Find the lines with "React" in them and copy them out.

Start of DATASET EXCERPT

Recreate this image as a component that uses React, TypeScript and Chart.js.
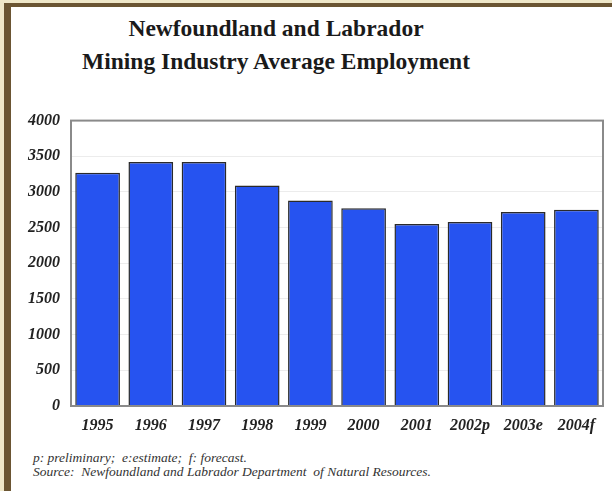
import React, { useEffect, useRef } from "react";
import { Chart, registerables } from "chart.js";

Chart.register(...registerables);

const categories = ["1995", "1996", "1997", "1998", "1999", "2000", "2001", "2002p", "2003e", "2004f"];
const employment = [3270, 3420, 3420, 3090, 2880, 2770, 2550, 2580, 2720, 2750];
const yTicks = [0, 500, 1000, 1500, 2000, 2500, 3000, 3500, 4000];
const titleLines = ["Newfoundland and Labrador", "Mining Industry Average Employment"];
const noteLines = [
  "p: preliminary;  e:estimate;  f: forecast.",
  "Source:  Newfoundland and Labrador Department  of Natural Resources.",
];

const framePlugin = {
  id: "frame",
  afterDatasetsDraw(chart: any) {
    const { ctx, chartArea } = chart;
    ctx.save();
    ctx.strokeStyle = "#8a8a8a";
    ctx.lineWidth = 2;
    ctx.strokeRect(chartArea.left, chartArea.top, chartArea.right - chartArea.left, chartArea.bottom - chartArea.top);
    ctx.restore();
  },
};

const tickFont = { family: "Liberation Serif", size: 16, weight: "bold" as const, style: "italic" as const };

export default function App() {
  const ref = useRef<HTMLCanvasElement | null>(null);
  useEffect(() => {
    if (!ref.current) return;
    const chart = new Chart(ref.current, {
      type: "bar",
      data: {
        labels: categories,
        datasets: [
          {
            data: employment,
            backgroundColor: "#2653F0",
            borderColor: "#2a2a2a",
            borderWidth: 1.5,
            barPercentage: 0.84,
            categoryPercentage: 1,
          },
        ],
      },
      options: {
        animation: false,
        responsive: false,
        maintainAspectRatio: false,
        layout: { padding: { top: 12, right: 9, left: 0, bottom: 0 } },
        plugins: { legend: { display: false }, tooltip: { enabled: false }, title: { display: false } },
        scales: {
          x: {
            grid: { display: false, drawTicks: false },
            border: { display: false },
            ticks: { padding: 10, color: "#222", font: tickFont },
            afterFit(scale: any) {
              scale.height = 34;
            },
          },
          y: {
            min: 0,
            max: 4000,
            afterBuildTicks(scale: any) {
              scale.ticks = yTicks.map((v) => ({ value: v }));
            },
            grid: { color: "#ececec", drawTicks: false, lineWidth: 1 },
            border: { display: false },
            ticks: {
              padding: 11,
              color: "#222",
              font: tickFont,
              callback: (v: any) => String(v),
            },
            afterFit(scale: any) {
              scale.width = 59;
            },
          },
        },
      },
      plugins: [framePlugin],
    });
    return () => chart.destroy();
  }, []);

  return (
    <div style={{ position: "fixed", left: 0, top: 0, width: 612, height: 491, background: "#ffffff", overflow: "hidden" }}>
      <div style={{ position: "absolute", left: 0, top: 0, width: 612, height: 3, background: "#EFE7C9" }} />
      <div style={{ position: "absolute", left: 0, top: 3, width: 612, height: 4, background: "#6B5533" }} />
      <div style={{ position: "absolute", left: 0, top: 3, width: 4, height: 488, background: "#EFE7C9" }} />
      <div style={{ position: "absolute", left: 4, top: 3, width: 7, height: 488, background: "#6B5533" }} />
      <div
        style={{
          position: "absolute",
          left: 76,
          width: 400,
          top: 12,
          textAlign: "center",
          fontFamily: "Liberation Serif",
          fontWeight: "bold",
          fontSize: 23.5,
          lineHeight: "33px",
          color: "#1a1a1a",
        }}
      >
        {titleLines.map((t) => (
          <div key={t}>{t}</div>
        ))}
      </div>
      <canvas ref={ref} width={600} height={340} style={{ position: "absolute", left: 12, top: 100, width: 600, height: 340 }} />
      <div
        style={{
          position: "absolute",
          left: 33,
          top: 451,
          fontFamily: "Liberation Serif",
          fontStyle: "italic",
          fontSize: 13.5,
          lineHeight: "14px",
          color: "#333",
          whiteSpace: "pre",
        }}
      >
        {noteLines.map((t) => (
          <div key={t}>{t}</div>
        ))}
      </div>
    </div>
  );
}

End of DATASET EXCERPT

=== TASK RESPONSE ===
Recreate this image as a component that uses React, TypeScript and Chart.js.
import React, { useEffect, useRef } from "react";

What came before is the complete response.